Nel suo libro, una ricostruzione accurata e dettagliata di quei giorni incredibili, Mussolini appare malato, incerto, inconsapevole, isolato. Una figura da tragedia.
«Lui si sente un uomo finito. In primo luogo perché vede il Paese catastroficamente devastato dalle sue assurde ambizioni belliche, ma anche perché, forse, era da tempo convinto che, quando un duce perde il carisma e resta isolato può decidere la propria eutanasia politica. A tal proposito, c’è una frase che mi ha fatto molta impressione: risale al colloquio con Emil Ludwig (giornalista tedesco, ndr), nel 1932, in cui l’interlocutore del duce citò il Giulio Cesare di Shakespeare che Mussolini teneva sulla sua scrivania come un vademecum del grande uomo. Allora, quasi parlando a sé stesso, il duce disse: “Perché non volle esaminare la lista dei congiurati, che pure gli era stata consegnata? O si lasciò forse uccidere perché sentì di essere un uomo finito?”».
Il 25 luglio, il duce sembra rivivere il destino di Cesare, come lo aveva immaginato nel 1932. Tante voci, anche la moglie, lo avevano avvertito che era in atto un complotto contro di lui.

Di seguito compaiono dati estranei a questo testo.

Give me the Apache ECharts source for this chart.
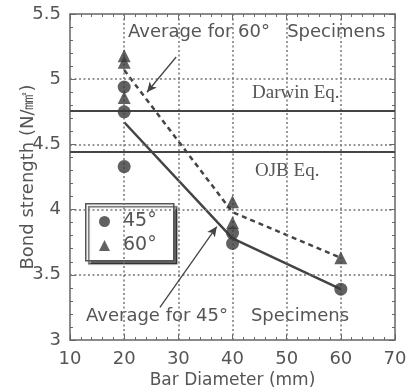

A chi glielo dice, compreso il segretario Scorza il giorno prima, lui risponde: «No io non credo ai complotti, non credo a questi gialli, o giallissimi. Il re è leale con me e io sono fedele al re».
«Ma lo sovrastava il problema più drammatico: Mussolini non aveva avuto il coraggio di dire a Hitler negli incontri più recenti, quello a Salisburgo nell’aprile e quello a Feltre proprio il 19 luglio, che l’Italia non era più in condizione di sostenere la guerra. La soluzione, nell’ipotesi di Mussolini, era una cessazione del conflitto con l’Urss per concentrare tutte le forze nel Mediterraneo, oppure un’uscita dell’Italia dalla guerra col consenso della Germania. Due cose che Hitler non gli avrebbe mai concesso».
Io penso che quel giorno, nella sala del Pappagallo di Palazzo Venezia, durante quella riunione, Mussolini capì che non sapeva più come governare, come guidare, come scegliere, come decidere.
«Si rese conto che l’unica soluzione, per lui, era scendere dal treno della storia».